Question

A uniform circular cylinder of mass m and radius r is given an initial angular velocity ${\omega }_0$ and no initial transnational velocity.It is placed in contact with a plane inclined at an angle $\alpha$ to the horizontal .If there is a coefficient of friction $\mu$ for sliding between the cylinder and plane.Find the distance the cylinder moves up before sliding stops.Also, calculate the maximum distance it travels up the plane.Assume $\mu >tan\alpha$

Answer 1

On inclined plane, the friction applies in up-the-plane direction,

So linear acceleration of centre of mass is $a=\mu gcos\alpha -gsin\alpha$

So velocity of CoM is, $v=at$

The torque due to friction about CoM is, $\tau =\mu mgrcos\alpha$

So, angular acceleration about CoM is, $\beta =\frac{\tau }{I}=\frac{\mu mgrcos\alpha }{0.5m{r}^2}=\frac{2\mu gcos\alpha }{r}$

As initial angular velocity and angular acceleration are in opposite direction.

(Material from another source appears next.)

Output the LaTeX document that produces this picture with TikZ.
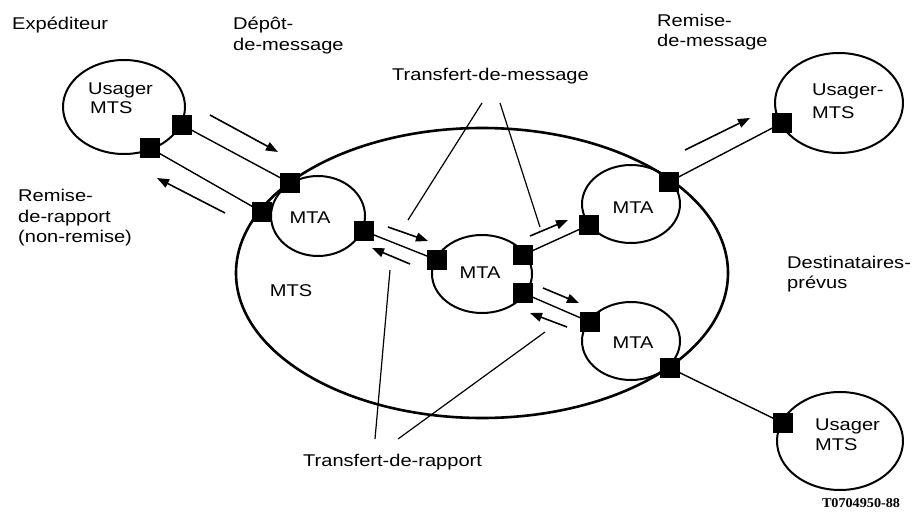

So, $\omega ={\omega }_o-\beta t$

Now, for sliding to stop, $v=\omega r$

$⟹(\mu gcos\alpha -gsin\alpha )t=({\omega }_{o}r-2\mu gcos\alpha t)$

$⟹t=\frac{{\omega }_{o}r}{g(3\mu cos\alpha -sin\alpha )}$

Thus distance traveled before sliding stops is, $s=\frac{1}{2}a{t}^2$

$⟹s=\frac{{\omega }_o^2{r}^2(\mu cos\alpha -sin\alpha )}{2g(3\mu cos\alpha -sin\alpha {)}^2}$